- DATA BLOCK
Begin

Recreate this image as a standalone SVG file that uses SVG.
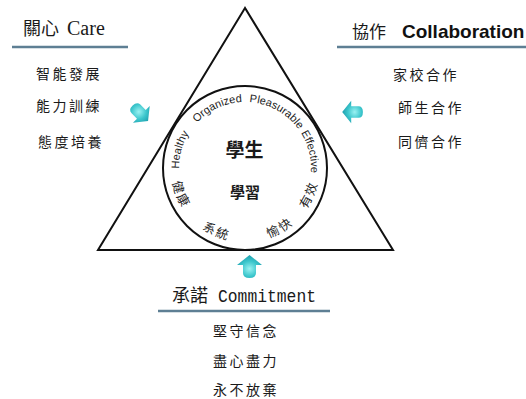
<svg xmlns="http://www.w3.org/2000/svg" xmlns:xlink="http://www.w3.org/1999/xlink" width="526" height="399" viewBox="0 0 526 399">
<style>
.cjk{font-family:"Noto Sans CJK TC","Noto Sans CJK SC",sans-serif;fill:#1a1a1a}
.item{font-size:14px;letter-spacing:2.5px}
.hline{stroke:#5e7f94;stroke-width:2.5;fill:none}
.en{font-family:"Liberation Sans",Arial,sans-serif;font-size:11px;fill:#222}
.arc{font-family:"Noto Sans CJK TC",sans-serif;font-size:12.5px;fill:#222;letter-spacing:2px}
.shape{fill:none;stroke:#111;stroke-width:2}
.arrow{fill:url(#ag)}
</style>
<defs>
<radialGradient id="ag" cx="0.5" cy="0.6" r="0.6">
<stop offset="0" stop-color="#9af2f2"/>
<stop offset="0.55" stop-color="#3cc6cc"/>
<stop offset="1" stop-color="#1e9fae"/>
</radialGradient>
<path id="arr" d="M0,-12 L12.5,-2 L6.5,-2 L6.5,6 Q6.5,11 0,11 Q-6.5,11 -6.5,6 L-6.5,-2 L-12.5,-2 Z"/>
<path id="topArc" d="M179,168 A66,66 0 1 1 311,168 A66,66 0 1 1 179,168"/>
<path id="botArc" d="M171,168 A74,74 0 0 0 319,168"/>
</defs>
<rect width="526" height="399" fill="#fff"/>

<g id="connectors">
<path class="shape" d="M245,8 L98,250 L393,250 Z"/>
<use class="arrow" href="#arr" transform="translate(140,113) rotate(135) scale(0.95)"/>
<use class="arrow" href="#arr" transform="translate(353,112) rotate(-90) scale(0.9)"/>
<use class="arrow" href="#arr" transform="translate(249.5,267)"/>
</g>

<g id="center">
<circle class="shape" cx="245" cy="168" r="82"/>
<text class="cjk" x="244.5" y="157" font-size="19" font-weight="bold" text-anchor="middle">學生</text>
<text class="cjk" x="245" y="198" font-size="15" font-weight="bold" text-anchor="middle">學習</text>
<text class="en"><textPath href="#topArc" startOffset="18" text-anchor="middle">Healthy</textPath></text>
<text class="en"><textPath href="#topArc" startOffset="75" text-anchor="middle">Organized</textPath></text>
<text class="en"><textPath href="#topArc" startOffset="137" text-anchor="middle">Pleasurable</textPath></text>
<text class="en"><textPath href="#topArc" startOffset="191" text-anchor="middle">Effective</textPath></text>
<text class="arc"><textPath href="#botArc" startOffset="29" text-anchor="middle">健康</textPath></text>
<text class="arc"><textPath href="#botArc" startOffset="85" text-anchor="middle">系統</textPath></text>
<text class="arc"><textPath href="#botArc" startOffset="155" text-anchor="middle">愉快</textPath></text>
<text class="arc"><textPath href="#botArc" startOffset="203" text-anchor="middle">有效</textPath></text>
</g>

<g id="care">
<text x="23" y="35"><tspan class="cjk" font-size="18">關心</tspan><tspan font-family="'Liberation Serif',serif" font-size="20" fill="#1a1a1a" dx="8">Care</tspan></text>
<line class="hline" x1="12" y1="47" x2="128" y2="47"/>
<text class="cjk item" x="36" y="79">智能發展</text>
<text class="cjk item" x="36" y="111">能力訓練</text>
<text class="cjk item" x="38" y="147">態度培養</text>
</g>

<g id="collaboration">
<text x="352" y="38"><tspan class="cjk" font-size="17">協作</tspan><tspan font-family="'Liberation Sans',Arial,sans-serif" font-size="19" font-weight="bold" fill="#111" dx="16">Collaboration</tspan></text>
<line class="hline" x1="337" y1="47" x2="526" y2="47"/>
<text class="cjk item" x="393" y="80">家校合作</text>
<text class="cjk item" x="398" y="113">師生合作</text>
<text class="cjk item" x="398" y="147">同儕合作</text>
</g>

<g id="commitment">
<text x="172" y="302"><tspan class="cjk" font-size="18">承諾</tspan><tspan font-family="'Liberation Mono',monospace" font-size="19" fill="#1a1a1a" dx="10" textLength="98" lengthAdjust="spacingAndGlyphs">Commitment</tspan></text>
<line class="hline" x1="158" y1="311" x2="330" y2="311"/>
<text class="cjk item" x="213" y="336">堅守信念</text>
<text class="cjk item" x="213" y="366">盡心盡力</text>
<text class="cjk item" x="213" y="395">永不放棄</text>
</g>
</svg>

End

- DIRECTIVE
Without the pictures, copy the material exactly as given.

- TASK RESPONSE
Recreate this image as a standalone SVG file that uses SVG.
<svg xmlns="http://www.w3.org/2000/svg" xmlns:xlink="http://www.w3.org/1999/xlink" width="526" height="399" viewBox="0 0 526 399">
<style>
.cjk{font-family:"Noto Sans CJK TC","Noto Sans CJK SC",sans-serif;fill:#1a1a1a}
.item{font-size:14px;letter-spacing:2.5px}
.hline{stroke:#5e7f94;stroke-width:2.5;fill:none}
.en{font-family:"Liberation Sans",Arial,sans-serif;font-size:11px;fill:#222}
.arc{font-family:"Noto Sans CJK TC",sans-serif;font-size:12.5px;fill:#222;letter-spacing:2px}
.shape{fill:none;stroke:#111;stroke-width:2}
.arrow{fill:url(#ag)}
</style>
<defs>
<radialGradient id="ag" cx="0.5" cy="0.6" r="0.6">
<stop offset="0" stop-color="#9af2f2"/>
<stop offset="0.55" stop-color="#3cc6cc"/>
<stop offset="1" stop-color="#1e9fae"/>
</radialGradient>
<path id="arr" d="M0,-12 L12.5,-2 L6.5,-2 L6.5,6 Q6.5,11 0,11 Q-6.5,11 -6.5,6 L-6.5,-2 L-12.5,-2 Z"/>
<path id="topArc" d="M179,168 A66,66 0 1 1 311,168 A66,66 0 1 1 179,168"/>
<path id="botArc" d="M171,168 A74,74 0 0 0 319,168"/>
</defs>
<rect width="526" height="399" fill="#fff"/>

<g id="connectors">
<path class="shape" d="M245,8 L98,250 L393,250 Z"/>
<use class="arrow" href="#arr" transform="translate(140,113) rotate(135) scale(0.95)"/>
<use class="arrow" href="#arr" transform="translate(353,112) rotate(-90) scale(0.9)"/>
<use class="arrow" href="#arr" transform="translate(249.5,267)"/>
</g>

<g id="center">
<circle class="shape" cx="245" cy="168" r="82"/>
<text class="cjk" x="244.5" y="157" font-size="19" font-weight="bold" text-anchor="middle">學生</text>
<text class="cjk" x="245" y="198" font-size="15" font-weight="bold" text-anchor="middle">學習</text>
<text class="en"><textPath href="#topArc" startOffset="18" text-anchor="middle">Healthy</textPath></text>
<text class="en"><textPath href="#topArc" startOffset="75" text-anchor="middle">Organized</textPath></text>
<text class="en"><textPath href="#topArc" startOffset="137" text-anchor="middle">Pleasurable</textPath></text>
<text class="en"><textPath href="#topArc" startOffset="191" text-anchor="middle">Effective</textPath></text>
<text class="arc"><textPath href="#botArc" startOffset="29" text-anchor="middle">健康</textPath></text>
<text class="arc"><textPath href="#botArc" startOffset="85" text-anchor="middle">系統</textPath></text>
<text class="arc"><textPath href="#botArc" startOffset="155" text-anchor="middle">愉快</textPath></text>
<text class="arc"><textPath href="#botArc" startOffset="203" text-anchor="middle">有效</textPath></text>
</g>

<g id="care">
<text x="23" y="35"><tspan class="cjk" font-size="18">關心</tspan><tspan font-family="'Liberation Serif',serif" font-size="20" fill="#1a1a1a" dx="8">Care</tspan></text>
<line class="hline" x1="12" y1="47" x2="128" y2="47"/>
<text class="cjk item" x="36" y="79">智能發展</text>
<text class="cjk item" x="36" y="111">能力訓練</text>
<text class="cjk item" x="38" y="147">態度培養</text>
</g>

<g id="collaboration">
<text x="352" y="38"><tspan class="cjk" font-size="17">協作</tspan><tspan font-family="'Liberation Sans',Arial,sans-serif" font-size="19" font-weight="bold" fill="#111" dx="16">Collaboration</tspan></text>
<line class="hline" x1="337" y1="47" x2="526" y2="47"/>
<text class="cjk item" x="393" y="80">家校合作</text>
<text class="cjk item" x="398" y="113">師生合作</text>
<text class="cjk item" x="398" y="147">同儕合作</text>
</g>

<g id="commitment">
<text x="172" y="302"><tspan class="cjk" font-size="18">承諾</tspan><tspan font-family="'Liberation Mono',monospace" font-size="19" fill="#1a1a1a" dx="10" textLength="98" lengthAdjust="spacingAndGlyphs">Commitment</tspan></text>
<line class="hline" x1="158" y1="311" x2="330" y2="311"/>
<text class="cjk item" x="213" y="336">堅守信念</text>
<text class="cjk item" x="213" y="366">盡心盡力</text>
<text class="cjk item" x="213" y="395">永不放棄</text>
</g>
</svg>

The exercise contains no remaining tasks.